> **TASK DESCRIPTION**
Starting with the first line of the listing, quote each line exactly until and including the one with "import * as", leaving pictures out.

> **INFORMATION PROVIDED**
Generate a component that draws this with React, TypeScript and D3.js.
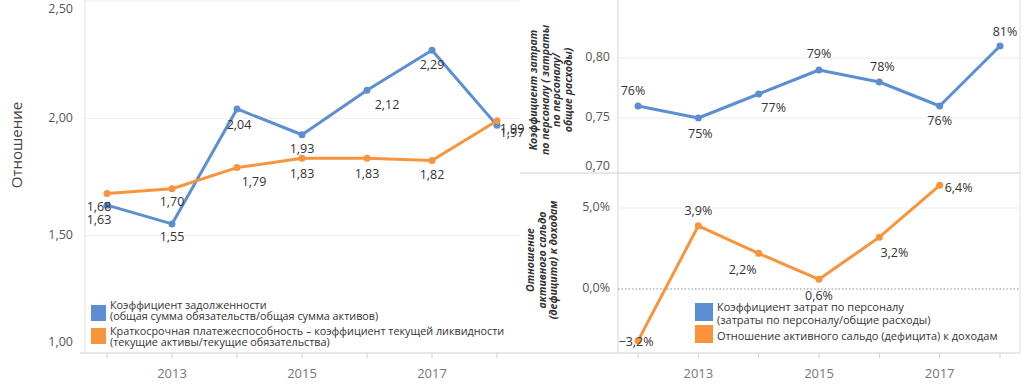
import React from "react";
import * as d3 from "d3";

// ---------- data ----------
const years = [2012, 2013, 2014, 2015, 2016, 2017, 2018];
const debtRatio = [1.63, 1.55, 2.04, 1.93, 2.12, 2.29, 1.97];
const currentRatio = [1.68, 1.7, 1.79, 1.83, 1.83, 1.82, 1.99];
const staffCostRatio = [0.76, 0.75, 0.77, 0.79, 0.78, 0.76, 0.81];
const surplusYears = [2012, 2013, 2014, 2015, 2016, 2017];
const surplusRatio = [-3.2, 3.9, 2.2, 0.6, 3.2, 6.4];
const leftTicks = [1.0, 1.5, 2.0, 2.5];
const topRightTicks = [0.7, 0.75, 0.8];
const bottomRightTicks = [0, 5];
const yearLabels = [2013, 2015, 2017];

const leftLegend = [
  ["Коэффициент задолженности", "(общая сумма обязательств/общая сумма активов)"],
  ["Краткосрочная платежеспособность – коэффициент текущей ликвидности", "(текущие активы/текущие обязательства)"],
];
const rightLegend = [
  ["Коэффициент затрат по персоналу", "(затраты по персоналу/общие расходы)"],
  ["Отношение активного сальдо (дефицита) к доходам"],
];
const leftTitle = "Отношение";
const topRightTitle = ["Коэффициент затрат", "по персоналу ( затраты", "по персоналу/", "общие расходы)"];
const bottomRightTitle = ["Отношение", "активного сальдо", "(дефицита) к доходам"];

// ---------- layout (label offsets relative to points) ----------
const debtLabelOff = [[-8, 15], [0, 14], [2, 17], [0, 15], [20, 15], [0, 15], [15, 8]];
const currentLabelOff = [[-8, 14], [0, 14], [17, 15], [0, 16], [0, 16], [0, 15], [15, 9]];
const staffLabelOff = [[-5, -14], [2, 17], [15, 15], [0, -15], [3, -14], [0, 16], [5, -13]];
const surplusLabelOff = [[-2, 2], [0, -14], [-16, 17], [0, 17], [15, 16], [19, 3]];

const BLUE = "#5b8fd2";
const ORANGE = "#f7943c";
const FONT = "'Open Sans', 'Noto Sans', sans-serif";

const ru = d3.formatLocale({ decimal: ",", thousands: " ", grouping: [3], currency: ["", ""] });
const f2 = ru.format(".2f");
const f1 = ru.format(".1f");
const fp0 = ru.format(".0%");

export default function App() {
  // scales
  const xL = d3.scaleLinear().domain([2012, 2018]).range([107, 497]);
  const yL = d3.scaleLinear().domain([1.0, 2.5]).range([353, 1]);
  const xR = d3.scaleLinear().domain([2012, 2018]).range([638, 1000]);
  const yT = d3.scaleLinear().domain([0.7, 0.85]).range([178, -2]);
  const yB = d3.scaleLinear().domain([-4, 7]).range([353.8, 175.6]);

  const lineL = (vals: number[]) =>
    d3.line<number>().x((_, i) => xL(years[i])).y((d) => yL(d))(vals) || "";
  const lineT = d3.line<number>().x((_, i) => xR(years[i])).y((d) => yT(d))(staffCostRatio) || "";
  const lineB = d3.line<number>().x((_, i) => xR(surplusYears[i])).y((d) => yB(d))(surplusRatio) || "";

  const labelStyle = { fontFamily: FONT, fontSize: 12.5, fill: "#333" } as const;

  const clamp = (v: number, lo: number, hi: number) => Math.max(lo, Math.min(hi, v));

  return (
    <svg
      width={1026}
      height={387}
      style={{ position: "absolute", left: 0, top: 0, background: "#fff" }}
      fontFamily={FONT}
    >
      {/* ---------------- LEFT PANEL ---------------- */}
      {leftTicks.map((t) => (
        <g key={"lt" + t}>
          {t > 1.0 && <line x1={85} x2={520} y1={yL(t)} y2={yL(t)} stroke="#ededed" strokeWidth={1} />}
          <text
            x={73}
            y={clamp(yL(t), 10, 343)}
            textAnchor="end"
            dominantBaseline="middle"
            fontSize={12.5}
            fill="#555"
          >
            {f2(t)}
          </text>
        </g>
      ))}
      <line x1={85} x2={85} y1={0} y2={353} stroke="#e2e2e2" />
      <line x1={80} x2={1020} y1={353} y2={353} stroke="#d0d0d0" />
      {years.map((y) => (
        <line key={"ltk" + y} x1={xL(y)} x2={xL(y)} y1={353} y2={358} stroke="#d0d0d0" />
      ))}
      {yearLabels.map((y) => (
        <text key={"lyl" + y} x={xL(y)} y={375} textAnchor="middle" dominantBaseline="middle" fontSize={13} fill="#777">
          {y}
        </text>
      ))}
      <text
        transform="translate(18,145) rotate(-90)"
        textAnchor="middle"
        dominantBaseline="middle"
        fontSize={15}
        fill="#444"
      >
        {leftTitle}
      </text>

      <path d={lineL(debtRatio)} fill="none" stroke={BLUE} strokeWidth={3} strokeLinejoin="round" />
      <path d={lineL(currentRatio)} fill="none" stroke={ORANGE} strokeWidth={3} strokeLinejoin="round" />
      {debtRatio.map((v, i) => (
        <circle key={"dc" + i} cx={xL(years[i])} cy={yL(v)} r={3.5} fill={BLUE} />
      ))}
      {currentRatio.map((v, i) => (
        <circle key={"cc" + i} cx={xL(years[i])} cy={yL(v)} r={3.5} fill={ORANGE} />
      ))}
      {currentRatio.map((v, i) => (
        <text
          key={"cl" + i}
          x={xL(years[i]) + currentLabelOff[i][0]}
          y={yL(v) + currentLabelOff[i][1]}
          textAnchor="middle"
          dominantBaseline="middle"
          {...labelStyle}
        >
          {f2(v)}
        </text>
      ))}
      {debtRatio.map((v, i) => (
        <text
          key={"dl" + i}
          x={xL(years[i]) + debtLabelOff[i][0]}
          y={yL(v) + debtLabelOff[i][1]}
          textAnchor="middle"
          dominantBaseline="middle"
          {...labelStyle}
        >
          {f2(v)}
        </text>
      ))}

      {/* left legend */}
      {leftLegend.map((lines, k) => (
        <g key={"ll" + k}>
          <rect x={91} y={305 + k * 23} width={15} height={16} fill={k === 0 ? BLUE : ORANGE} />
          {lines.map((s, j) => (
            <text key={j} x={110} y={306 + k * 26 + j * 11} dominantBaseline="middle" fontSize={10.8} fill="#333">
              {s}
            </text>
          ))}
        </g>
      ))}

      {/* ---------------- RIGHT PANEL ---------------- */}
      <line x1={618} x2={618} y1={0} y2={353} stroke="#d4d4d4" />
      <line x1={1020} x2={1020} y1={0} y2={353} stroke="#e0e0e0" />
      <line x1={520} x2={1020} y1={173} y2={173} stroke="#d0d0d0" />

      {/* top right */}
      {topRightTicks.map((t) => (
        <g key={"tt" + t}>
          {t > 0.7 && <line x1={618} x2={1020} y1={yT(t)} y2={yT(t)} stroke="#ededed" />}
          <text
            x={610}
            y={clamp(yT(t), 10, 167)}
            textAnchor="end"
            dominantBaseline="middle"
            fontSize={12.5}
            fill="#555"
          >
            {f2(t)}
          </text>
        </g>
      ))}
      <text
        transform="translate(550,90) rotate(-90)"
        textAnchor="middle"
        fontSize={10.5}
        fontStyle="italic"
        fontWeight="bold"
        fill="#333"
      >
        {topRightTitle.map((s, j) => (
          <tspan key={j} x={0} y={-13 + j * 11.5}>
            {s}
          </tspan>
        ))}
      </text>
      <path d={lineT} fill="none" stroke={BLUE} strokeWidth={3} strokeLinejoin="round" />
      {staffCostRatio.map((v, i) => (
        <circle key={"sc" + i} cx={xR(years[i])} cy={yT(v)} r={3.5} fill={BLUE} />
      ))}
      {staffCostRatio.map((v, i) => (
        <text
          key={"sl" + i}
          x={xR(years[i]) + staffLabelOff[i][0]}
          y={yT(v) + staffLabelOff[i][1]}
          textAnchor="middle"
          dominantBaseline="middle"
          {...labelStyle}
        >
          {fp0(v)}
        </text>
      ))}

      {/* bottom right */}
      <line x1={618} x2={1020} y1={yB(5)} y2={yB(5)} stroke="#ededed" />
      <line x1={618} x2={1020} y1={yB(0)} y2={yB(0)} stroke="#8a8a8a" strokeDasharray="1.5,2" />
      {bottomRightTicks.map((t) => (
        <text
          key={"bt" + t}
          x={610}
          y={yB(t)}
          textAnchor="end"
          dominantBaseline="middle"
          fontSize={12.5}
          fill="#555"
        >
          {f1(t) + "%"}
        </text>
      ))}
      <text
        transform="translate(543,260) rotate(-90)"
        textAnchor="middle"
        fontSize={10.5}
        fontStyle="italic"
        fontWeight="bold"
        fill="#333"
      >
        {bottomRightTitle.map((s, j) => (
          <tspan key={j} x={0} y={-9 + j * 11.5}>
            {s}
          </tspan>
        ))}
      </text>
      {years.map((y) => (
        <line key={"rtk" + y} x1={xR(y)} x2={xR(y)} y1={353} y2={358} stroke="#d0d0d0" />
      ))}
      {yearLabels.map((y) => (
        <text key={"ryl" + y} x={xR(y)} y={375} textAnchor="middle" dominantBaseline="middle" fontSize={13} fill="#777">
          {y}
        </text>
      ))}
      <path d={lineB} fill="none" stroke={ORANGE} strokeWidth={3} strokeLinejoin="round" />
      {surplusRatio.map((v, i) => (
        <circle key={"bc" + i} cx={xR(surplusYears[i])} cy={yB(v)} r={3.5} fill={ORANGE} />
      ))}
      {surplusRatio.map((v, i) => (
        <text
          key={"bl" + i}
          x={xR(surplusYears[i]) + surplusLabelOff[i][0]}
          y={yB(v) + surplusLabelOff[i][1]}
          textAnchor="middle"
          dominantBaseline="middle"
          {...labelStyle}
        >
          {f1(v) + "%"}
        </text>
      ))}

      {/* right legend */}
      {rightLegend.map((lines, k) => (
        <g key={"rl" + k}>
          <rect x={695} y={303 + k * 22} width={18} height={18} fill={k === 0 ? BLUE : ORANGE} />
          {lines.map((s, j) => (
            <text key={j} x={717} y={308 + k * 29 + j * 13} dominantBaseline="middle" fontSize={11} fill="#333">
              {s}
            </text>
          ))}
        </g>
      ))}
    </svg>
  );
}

> **TASK SOLUTION**
Generate a component that draws this with React, TypeScript and D3.js.
import React from "react";
import * as d3 from "d3";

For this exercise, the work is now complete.